_TASK STATEMENT_:
Quote every line of the data below as it stands, omitting pictures.

_DATA PROVIDED_:

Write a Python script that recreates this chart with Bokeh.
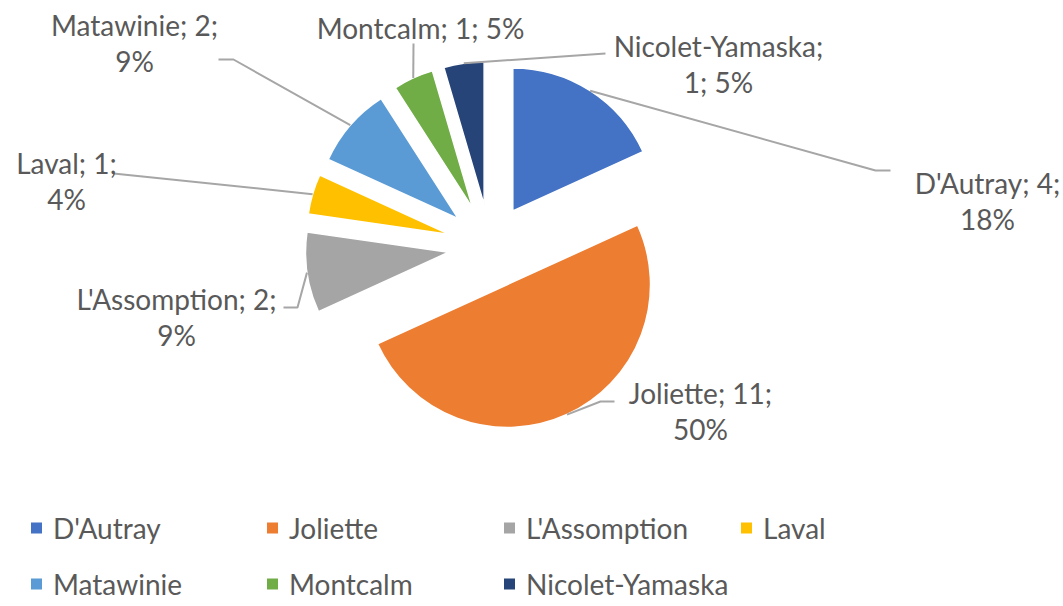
import math
from bokeh.plotting import figure
from bokeh.models import Range1d, ColumnDataSource
from bokeh.embed import file_html
from bokeh.resources import INLINE
from bokeh.core.properties import value

# ---------------- data ----------------
categories = ["D'Autray", "Joliette", "L'Assomption", "Laval", "Matawinie", "Montcalm", "Nicolet-Yamaska"]
counts = [4, 11, 2, 1, 2, 1, 1]
percents = [18, 50, 9, 4, 9, 5, 5]
colors = ["#4472C4", "#ED7D31", "#A5A5A5", "#FFC000", "#5B9BD5", "#70AD47", "#264478"]

# ---------------- layout (page pixels) ----------------
W, H = 1063, 606
CX, CY = 489.6, 245.8          # pie centre on page
R = 143                        # slice radius
EXPLODE = 42                   # explosion distance
FONT = "Lato"
FSIZE = "28px"
TXT = "#595959"
LEAD = "#A6A6A6"
LINE_GAP = 36
TEXT_DY = -10                  # baseline correction

label_parts_first_line = [2, 2, 2, 2, 2, 3, 1]
label_cx = [987, 700, 176, 66, 134, 420, 718]
label_base = [192, 402, 308, 172, 34, 37, 55]
leader_pts = [
    [(875, 170), (890, 170)],
    [(600, 401), (614, 401)],
    [(297, 307), (283, 307)],
    [(113, 173)],
    [(233, 59), (218, 59)],
    [(413, 43)],
    [(605, 53)],
]
legend_sq_x = [36, 272, 509, 746, 36, 272, 509]
legend_row = [0, 0, 0, 0, 1, 1, 1]
legend_sq_y = [527.5, 583.5]
legend_base = [537, 593]


def px(X):
    return X - CX


def py(Y):
    return CY - Y


p = figure(width=W, height=H, output_backend="svg", toolbar_location=None,
           x_range=Range1d(px(0), px(W)), y_range=Range1d(py(H), py(0)),
           x_axis_type=None, y_axis_type=None, min_border=0)
p.min_border_left = p.min_border_right = p.min_border_top = p.min_border_bottom = 0
p.outline_line_color = None
p.grid.visible = False
p.background_fill_color = "white"
p.border_fill_color = "white"

total = float(sum(counts))
cum = 0.0
wx, wy, sa, ea, mids = [], [], [], [], []
for c in counts:
    t0 = cum / total * 2 * math.pi          # clockwise from top
    t1 = (cum + c) / total * 2 * math.pi
    cum += c
    phi = (t0 + t1) / 2
    wx.append(EXPLODE * math.sin(phi))
    wy.append(EXPLODE * math.cos(phi))
    sa.append(math.pi / 2 - t1)
    ea.append(math.pi / 2 - t0)
    mids.append(((EXPLODE + R) * math.sin(phi), (EXPLODE + R) * math.cos(phi)))

src = ColumnDataSource(dict(x=wx, y=wy, start=sa, end=ea, color=colors, cat=categories))
p.wedge(x="x", y="y", radius=R, start_angle="start", end_angle="end",
        fill_color="color", line_color="white", line_width=1.5, source=src)

# leader lines
for i in range(len(categories)):
    xs = [mids[i][0]] + [px(a) for a, b in leader_pts[i]]
    ys = [mids[i][1]] + [py(b) for a, b in leader_pts[i]]
    p.line(xs, ys, line_color=LEAD, line_width=2)

# data labels
tx, ty, tt = [], [], []
for i, cat in enumerate(categories):
    parts = [cat, str(counts[i]), f"{percents[i]}%"]
    k = label_parts_first_line[i]
    if k >= 3:
        lines = ["; ".join(parts)]
    else:
        lines = ["; ".join(parts[:k]) + ";", "; ".join(parts[k:])]
    for j, ln in enumerate(lines):
        tx.append(px(label_cx[i]))
        ty.append(py(label_base[i] + j * LINE_GAP + TEXT_DY))
        tt.append(ln)
p.text(x=tx, y=ty, text=tt, text_align="center", text_baseline="alphabetic",
       text_font=value(FONT), text_font_size=FSIZE, text_color=TXT)

# legend
lx = [px(v) for v in legend_sq_x]
ly = [py(legend_sq_y[r]) for r in legend_row]
p.rect(x=lx, y=ly, width=11, height=11, fill_color=colors, line_color=None)
p.text(x=[px(v + 16.5) for v in legend_sq_x], y=[py(legend_base[r] + TEXT_DY) for r in legend_row],
       text=categories, text_align="left", text_baseline="alphabetic",
       text_font=value(FONT), text_font_size=FSIZE, text_color=TXT)

open("out.html", "w").write(file_html(p, INLINE))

_THE RESULT_:
Write a Python script that recreates this chart with Bokeh.
import math
from bokeh.plotting import figure
from bokeh.models import Range1d, ColumnDataSource
from bokeh.embed import file_html
from bokeh.resources import INLINE
from bokeh.core.properties import value

# ---------------- data ----------------
categories = ["D'Autray", "Joliette", "L'Assomption", "Laval", "Matawinie", "Montcalm", "Nicolet-Yamaska"]
counts = [4, 11, 2, 1, 2, 1, 1]
percents = [18, 50, 9, 4, 9, 5, 5]
colors = ["#4472C4", "#ED7D31", "#A5A5A5", "#FFC000", "#5B9BD5", "#70AD47", "#264478"]

# ---------------- layout (page pixels) ----------------
W, H = 1063, 606
CX, CY = 489.6, 245.8          # pie centre on page
R = 143                        # slice radius
EXPLODE = 42                   # explosion distance
FONT = "Lato"
FSIZE = "28px"
TXT = "#595959"
LEAD = "#A6A6A6"
LINE_GAP = 36
TEXT_DY = -10                  # baseline correction

label_parts_first_line = [2, 2, 2, 2, 2, 3, 1]
label_cx = [987, 700, 176, 66, 134, 420, 718]
label_base = [192, 402, 308, 172, 34, 37, 55]
leader_pts = [
    [(875, 170), (890, 170)],
    [(600, 401), (614, 401)],
    [(297, 307), (283, 307)],
    [(113, 173)],
    [(233, 59), (218, 59)],
    [(413, 43)],
    [(605, 53)],
]
legend_sq_x = [36, 272, 509, 746, 36, 272, 509]
legend_row = [0, 0, 0, 0, 1, 1, 1]
legend_sq_y = [527.5, 583.5]
legend_base = [537, 593]


def px(X):
    return X - CX


def py(Y):
    return CY - Y


p = figure(width=W, height=H, output_backend="svg", toolbar_location=None,
           x_range=Range1d(px(0), px(W)), y_range=Range1d(py(H), py(0)),
           x_axis_type=None, y_axis_type=None, min_border=0)
p.min_border_left = p.min_border_right = p.min_border_top = p.min_border_bottom = 0
p.outline_line_color = None
p.grid.visible = False
p.background_fill_color = "white"
p.border_fill_color = "white"

total = float(sum(counts))
cum = 0.0
wx, wy, sa, ea, mids = [], [], [], [], []
for c in counts:
    t0 = cum / total * 2 * math.pi          # clockwise from top
    t1 = (cum + c) / total * 2 * math.pi
    cum += c
    phi = (t0 + t1) / 2
    wx.append(EXPLODE * math.sin(phi))
    wy.append(EXPLODE * math.cos(phi))
    sa.append(math.pi / 2 - t1)
    ea.append(math.pi / 2 - t0)
    mids.append(((EXPLODE + R) * math.sin(phi), (EXPLODE + R) * math.cos(phi)))

src = ColumnDataSource(dict(x=wx, y=wy, start=sa, end=ea, color=colors, cat=categories))
p.wedge(x="x", y="y", radius=R, start_angle="start", end_angle="end",
        fill_color="color", line_color="white", line_width=1.5, source=src)

# leader lines
for i in range(len(categories)):
    xs = [mids[i][0]] + [px(a) for a, b in leader_pts[i]]
    ys = [mids[i][1]] + [py(b) for a, b in leader_pts[i]]
    p.line(xs, ys, line_color=LEAD, line_width=2)

# data labels
tx, ty, tt = [], [], []
for i, cat in enumerate(categories):
    parts = [cat, str(counts[i]), f"{percents[i]}%"]
    k = label_parts_first_line[i]
    if k >= 3:
        lines = ["; ".join(parts)]
    else:
        lines = ["; ".join(parts[:k]) + ";", "; ".join(parts[k:])]
    for j, ln in enumerate(lines):
        tx.append(px(label_cx[i]))
        ty.append(py(label_base[i] + j * LINE_GAP + TEXT_DY))
        tt.append(ln)
p.text(x=tx, y=ty, text=tt, text_align="center", text_baseline="alphabetic",
       text_font=value(FONT), text_font_size=FSIZE, text_color=TXT)

# legend
lx = [px(v) for v in legend_sq_x]
ly = [py(legend_sq_y[r]) for r in legend_row]
p.rect(x=lx, y=ly, width=11, height=11, fill_color=colors, line_color=None)
p.text(x=[px(v + 16.5) for v in legend_sq_x], y=[py(legend_base[r] + TEXT_DY) for r in legend_row],
       text=categories, text_align="left", text_baseline="alphabetic",
       text_font=value(FONT), text_font_size=FSIZE, text_color=TXT)

open("out.html", "w").write(file_html(p, INLINE))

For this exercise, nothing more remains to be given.